If the algorithm used to decide which pages to discard or swap (the swap algorithm is not effi cient
then a condition known as thrashing occurs. In this case, pages are constantly being written to
disk and then being read back and the operating system is too busy to allow much real work to
be performed. If, for example, physical page frame number 1 in Figure 13.2 is being regularly
accessed then it is not a good candidate for swapping to hard disk. The set of pages that a process
is currently using is called the working set. An efficient swap scheme would make sure that all
processes have their working set in physical memory.
Linux uses a Least Recently Used (LRU) page aging technique to fairly choose pages which might
be removed from the system. This scheme involves every page in the system having an age which
changes as the page is accessed. The more that a page is accessed, the younger it is; the less that it
is accessed the older and more stale it becomes. Old pages are good candidates for swapping.

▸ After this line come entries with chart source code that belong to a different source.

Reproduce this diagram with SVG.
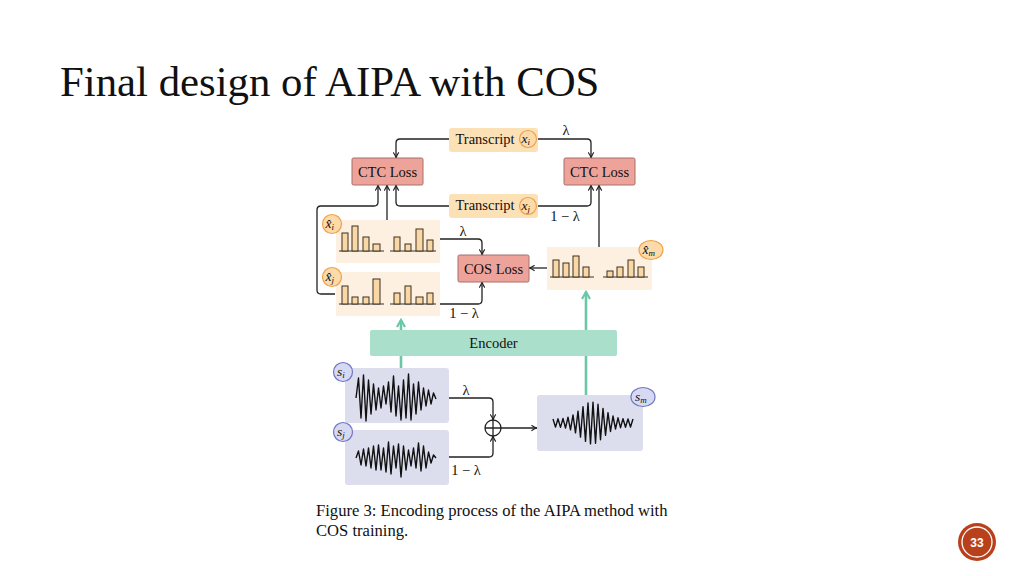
<svg xmlns="http://www.w3.org/2000/svg" width="1024" height="576" viewBox="0 0 1024 576">
<style>
.serif{font-family:"Liberation Serif","Times New Roman",serif;fill:#111}
.lbl{font-size:14.5px;text-anchor:middle}
.math{font-family:"Liberation Serif","Times New Roman",serif;font-style:italic;fill:#111}
.conn{fill:none;stroke:#222;stroke-width:1.3}
.green{fill:none;stroke:#6CC6A8;stroke-width:2.6}
.trans{fill:#FCE0B6}
.ctc{fill:#EDA39A;stroke:#A5706A;stroke-width:1}
.panel{fill:#FDF0E1}
.sig{fill:#DCDEEE}
.bar{fill:#FAD8A6;stroke:#3a3020;stroke-width:1}
.base{stroke:#333;stroke-width:1}
.ocirc{fill:#FCDAAA;stroke:#EFA24A;stroke-width:1.2}
.bcirc{fill:#D7D9F2;stroke:#6E76C4;stroke-width:1.2}
.wave{fill:none;stroke:#111;stroke-width:1.4;stroke-linejoin:round}
</style>
<defs>
<marker id="ah" viewBox="0 0 10 10" refX="9" refY="5" markerWidth="7" markerHeight="7" markerUnits="userSpaceOnUse" orient="auto">
<path d="M1,1 Q5,4 9,5 Q5,6 1,9" fill="none" stroke="#222" stroke-width="1.6"/>
</marker>
<marker id="gh" viewBox="0 0 10 10" refX="8" refY="5" markerWidth="10" markerHeight="10" markerUnits="userSpaceOnUse" orient="auto">
<path d="M1,1 L8,5 L1,9" fill="none" stroke="#6CC6A8" stroke-width="2.2"/>
</marker>
</defs>
<rect width="1024" height="576" fill="#fff"/>
<text id="title" class="serif" x="60" y="96" font-size="42.8">Final design of AIPA with COS</text>

<g id="connectors">
<path class="green" d="M401,368 V320" marker-end="url(#gh)"/>
<path class="green" d="M586,395 V292" marker-end="url(#gh)"/>
<path class="conn" d="M449,139 H400 Q396,139 396,143 V158" marker-end="url(#ah)"/>
<path class="conn" d="M538,139 H587 Q591,139 591,143 V158" marker-end="url(#ah)"/>
<path class="conn" d="M449,206 H400 Q396,206 396,202 V185" marker-end="url(#ah)"/>
<path class="conn" d="M538,206 H587 Q591,206 591,202 V185" marker-end="url(#ah)"/>
<path class="conn" d="M335,294 H321 Q317,294 317,290 V210 Q317,206 321,206 H374 Q378,206 378,202 V185" marker-end="url(#ah)"/>
<path class="conn" d="M387,220 V185" marker-end="url(#ah)"/>
<path class="conn" d="M599,247 V185" marker-end="url(#ah)"/>
<path class="conn" d="M440,239 H478 Q482,239 482,243 V255" marker-end="url(#ah)"/>
<path class="conn" d="M440,304 H478 Q482,304 482,300 V282" marker-end="url(#ah)"/>
<path class="conn" d="M547,268 H529" marker-end="url(#ah)"/>
<path class="conn" d="M449,398 H489 Q493,398 493,402 V420" marker-end="url(#ah)"/>
<path class="conn" d="M449,457 H489 Q493,457 493,453 V436" marker-end="url(#ah)"/>
<path class="conn" d="M501,428 H537" marker-end="url(#ah)"/>
<text class="serif" x="566" y="135" font-size="14.5" text-anchor="middle">λ</text>
<text class="serif" x="565" y="221" font-size="14.5" text-anchor="middle">1 − λ</text>
<text class="serif" x="463" y="236" font-size="14.5" text-anchor="middle">λ</text>
<text class="serif" x="464" y="318" font-size="14.5" text-anchor="middle">1 − λ</text>
<text class="serif" x="466" y="395" font-size="14.5" text-anchor="middle">λ</text>
<text class="serif" x="466" y="475" font-size="14.5" text-anchor="middle">1 − λ</text>
</g>

<g id="transcript-i">
<rect class="trans" x="449" y="128" width="89" height="24" rx="3"/>
<text class="serif lbl" x="485" y="144">Transcript</text>
<circle class="ocirc" cx="528" cy="139" r="8.5"/>
<text class="math" x="521.5" y="142.5" font-size="13.5">x<tspan font-size="9" dy="2">i</tspan></text>
</g>
<g id="transcript-j">
<rect class="trans" x="449" y="194" width="89" height="24" rx="3"/>
<text class="serif lbl" x="485" y="210">Transcript</text>
<circle class="ocirc" cx="528" cy="206" r="8.5"/>
<text class="math" x="521.5" y="209.5" font-size="13.5">x<tspan font-size="9" dy="2">j</tspan></text>
</g>
<g id="ctc-left">
<rect class="ctc" x="352" y="158" width="71" height="27" rx="1.5"/>
<text class="serif lbl" x="387.5" y="176.5">CTC Loss</text>
</g>
<g id="ctc-right">
<rect class="ctc" x="564" y="158" width="71" height="27" rx="1.5"/>
<text class="serif lbl" x="599.5" y="176.5">CTC Loss</text>
</g>
<g id="cos-loss">
<rect class="ctc" x="458" y="255" width="71" height="27" rx="1.5"/>
<text class="serif lbl" x="493.5" y="273.5">COS Loss</text>
</g>

<g id="xhat-i">
<rect class="panel" x="336" y="220" width="104" height="43"/>
<line class="base" x1="339" y1="251" x2="384" y2="251"/>
<line class="base" x1="390" y1="251" x2="436" y2="251"/>
<rect class="bar" x="342" y="233" width="6" height="18"/>
<rect class="bar" x="352" y="226" width="6" height="25"/>
<rect class="bar" x="363" y="237" width="6" height="14"/>
<rect class="bar" x="373" y="244" width="7" height="7"/>
<rect class="bar" x="394" y="237" width="6" height="14"/>
<rect class="bar" x="405" y="244" width="6" height="7"/>
<rect class="bar" x="416" y="229" width="7" height="22"/>
<rect class="bar" x="427" y="240" width="6" height="11"/>
<circle class="ocirc" cx="332" cy="224" r="9.5"/>
<text class="math" x="325.5" y="228" font-size="13.5">x̂<tspan font-size="9" dy="2">i</tspan></text>
</g>
<g id="xhat-j">
<rect class="panel" x="336" y="272" width="104" height="44"/>
<line class="base" x1="339" y1="304" x2="384" y2="304"/>
<line class="base" x1="390" y1="304" x2="436" y2="304"/>
<rect class="bar" x="342" y="286" width="6" height="18"/>
<rect class="bar" x="352" y="297" width="6" height="7"/>
<rect class="bar" x="363" y="297" width="6" height="7"/>
<rect class="bar" x="373" y="279" width="7" height="25"/>
<rect class="bar" x="394" y="293" width="6" height="11"/>
<rect class="bar" x="405" y="286" width="6" height="18"/>
<rect class="bar" x="416" y="297" width="7" height="7"/>
<rect class="bar" x="427" y="293" width="6" height="11"/>
<circle class="ocirc" cx="332" cy="277" r="9.5"/>
<text class="math" x="325.5" y="281" font-size="13.5">x̂<tspan font-size="9" dy="2">j</tspan></text>
</g>
<g id="xhat-m">
<rect class="panel" x="547" y="247" width="105" height="43"/>
<line class="base" x1="550" y1="277" x2="594" y2="277"/>
<line class="base" x1="603" y1="277" x2="648" y2="277"/>
<rect class="bar" x="553" y="260" width="6" height="17"/>
<rect class="bar" x="563" y="263" width="6" height="14"/>
<rect class="bar" x="573" y="256" width="6" height="21"/>
<rect class="bar" x="583" y="267" width="6" height="10"/>
<rect class="bar" x="607" y="271" width="6" height="6"/>
<rect class="bar" x="617" y="267" width="6" height="10"/>
<rect class="bar" x="628" y="260" width="6" height="17"/>
<rect class="bar" x="638" y="267" width="6" height="10"/>
<ellipse class="ocirc" cx="651" cy="250" rx="12" ry="9.5"/>
<text class="math" x="642.5" y="254" font-size="13.5">x̂<tspan font-size="9" dy="2">m</tspan></text>
</g>

<g id="encoder">
<rect x="370" y="330" width="247" height="26" rx="2" fill="#A9DFCB"/>
<text class="serif lbl" x="493.5" y="348">Encoder</text>
</g>

<g id="signal-i">
<rect class="sig" x="345" y="368" width="104" height="55" rx="3"/>
<polyline class="wave" points="356,398 358.5,378 361,418 363.5,375 366,421 368.5,380 371,414 373.5,384 376,410 378.5,388 381,408 383.5,386 386,404 388.5,382 391,412 393.5,376 396,416 398.5,386 401,420 403.5,380 406,418 408.5,374 411,420 413.5,384 416,414 418.5,382 421,410 423.5,388 426,406 428.5,390 431,404 433.5,393 436,399"/>
<circle class="bcirc" cx="343" cy="372" r="9.5"/>
<text class="math" x="337" y="375.5" font-size="13.5">s<tspan font-size="9" dy="2">i</tspan></text>
</g>
<g id="signal-j">
<rect class="sig" x="345" y="430" width="104" height="55" rx="3"/>
<polyline class="wave" points="356,458 358.5,451 361,465 363.5,449 366,466 368.5,448 371,468 373.5,446 376,470 378.5,445 381,470 383.5,448 386,472 388.5,442 391,474 393.5,446 396,468 398.5,444 401,477 403.5,446 406,470 408.5,450 411,466 413.5,448 416,468 418.5,443 421,471 423.5,446 426,468 428.5,452 431,463 433.5,455 436,458"/>
<circle class="bcirc" cx="343" cy="432" r="9.5"/>
<text class="math" x="337" y="435.5" font-size="13.5">s<tspan font-size="9" dy="2">j</tspan></text>
</g>
<g id="plus">
<circle cx="493" cy="428" r="8" fill="#fff" stroke="#222" stroke-width="1.3"/>
<path d="M485,428 H501 M493,420 V436" stroke="#222" stroke-width="1.3"/>
</g>
<g id="signal-m">
<rect class="sig" x="537" y="395" width="106" height="56" rx="3"/>
<polyline class="wave" points="553,419 555.5,427.1 558,418.8 560.5,427.35 563,418.4 565.5,428.1 568,417.2 570.5,429.8 573,414.9 575.5,432.9 578,411.1 580.5,437.1 583,406.6 585.5,441.4 588,403 590.5,443.9 593,402.1 595.5,443.2 598,404.2 600.5,439.8 603,408.4 605.5,435.3 608,412.7 610.5,431.5 613,416 615.5,429 618,417.8 620.5,427.7 623,418.6 625.5,427.2 628,418.9 630.5,427.05 633,419"/>
<ellipse class="bcirc" cx="643" cy="397" rx="12" ry="9.5"/>
<text class="math" x="635" y="400.5" font-size="13.5">s<tspan font-size="9" dy="2">m</tspan></text>
</g>

<g id="caption">
<text class="serif" x="316" y="516" font-size="16.6">Figure 3: Encoding process of the AIPA method with</text>
<text class="serif" x="316" y="536" font-size="16.6">COS training.</text>
</g>

<g id="page-number">
<circle cx="977" cy="542" r="19" fill="#B8411C"/>
<circle cx="977" cy="542" r="15" fill="none" stroke="#fff" stroke-width="1.3"/>
<text x="977" y="546.5" font-family="Liberation Sans Narrow, Liberation Sans, sans-serif" font-weight="bold" font-size="12" fill="#fff" text-anchor="middle">33</text>
</g>
</svg>
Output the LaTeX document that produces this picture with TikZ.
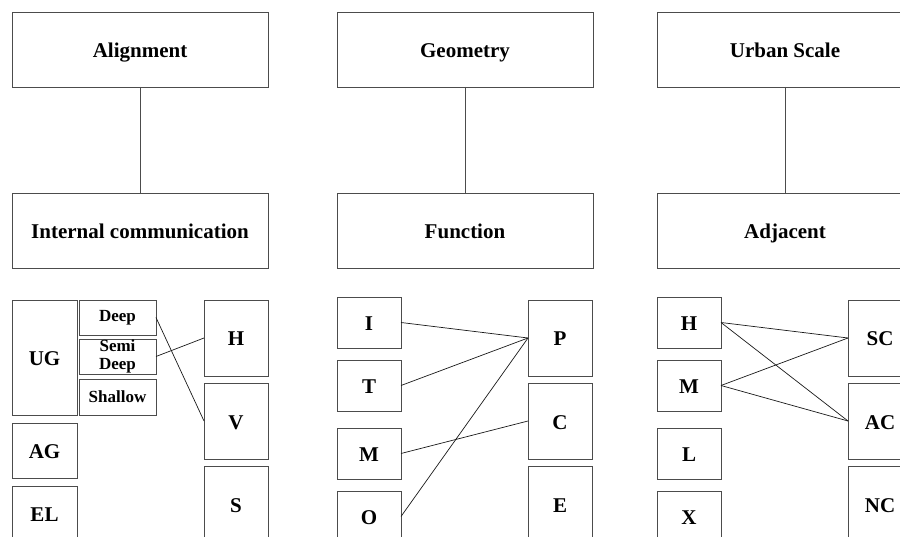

13.5.3 Shared Virtual Memory
Virtual memory makes it easy for several processes to share memory. All memory access are
made via page tables and each process has its own separate page table. For two processes sharing
a physical page of memory, its physical page frame number must appear in a page table entry in
both of their page tables.
Figure 13.2 shows two processes that each share physical page frame number 4. For process X
this is virtual page frame number 4 whereas for process Y this is virtual page frame number 6.